In GEM, the phenomenon of the deflection of a light ray passing the sun is explained by the effect of the sun’s gravitational field on the constituent elements of light.

The constituent elements of light, the photons, are moving with velocity c. According to the “force law of GEM”, a photon moving in a gravitational field (Eg, Bg) in general - and in the gravitational field of the sun in particular - will be accelerated with an amount: a = Eg + (c x Bg). The normal component of a causes the bending of the photon’s trajectory.

  • At an arbitrary point P near the sun, the vector Eg is directed to the center of the sun.
  • The direction of the vector (c x Bg) at P depends on the direction of c (this is the direction in which the light propagates). If a light ray is passing the sun on one side the direction of c is opposite to the direction of the moving surface of the sun (retrograde), and if a ray is passing the sun on the opposite side the direction of c is the same as the direction of the sun’s moving surface (prograde). In the first case (c x Bg) is directed to the sun, in the second case it is directed away from the sun.
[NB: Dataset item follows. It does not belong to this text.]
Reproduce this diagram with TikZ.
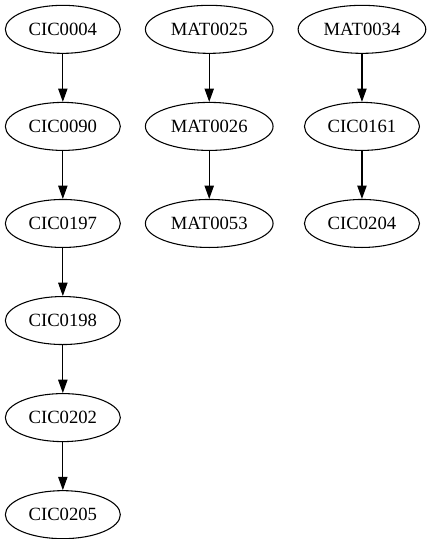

  • So, in the first case the bending effect of Eg on the light ray is strengthened by the effect of (c x Bg), in the second case it is weakened. If half of the observed deflection of a light ray at one side (first case, retrograde) is the effect of Eg , the deflection of a ray at the other side (second case, prograde) should be negligible. Do this correspond to the observations?
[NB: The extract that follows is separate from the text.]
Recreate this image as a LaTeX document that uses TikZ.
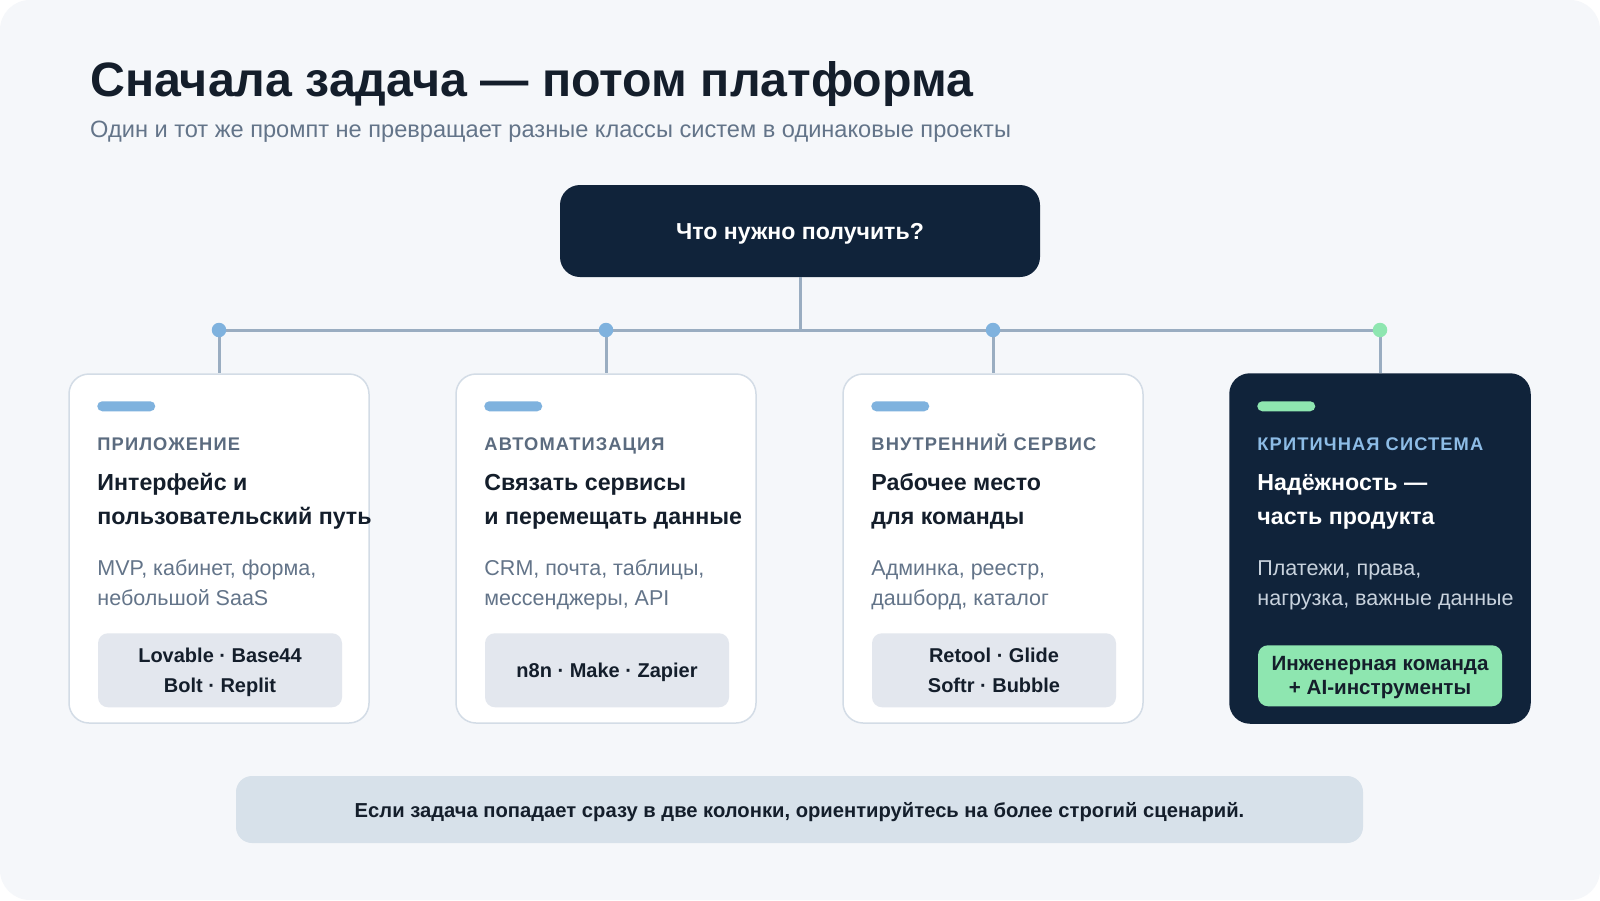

    In the above we were looking to the impact on a light ray of the gravitomagnetic effect of the rotation of the sun around its axis. Another source of the sun’s gravitomagnetic induction is its translation. Indeed because the sun, relative to the earth, is moving in the ecliptic with a velocity v it generates a gravitomagnetic field. When Eg is the gravitational field at a point P, it can be shown that the gravitational induction at that point due to the sun's translation can be expressed as: Bg =1/c2.(v x Eg). Note that, also in this case, the orientation relative to Eg of the component (c x Bg) of the acceleration a of a photon passing near the sun, is different depending on the side of the sun where the photon passes. Note also that the component (c xBg) = ec x (v/c x Eg) is very small relative to the component Eg [because of the factor (v/c)].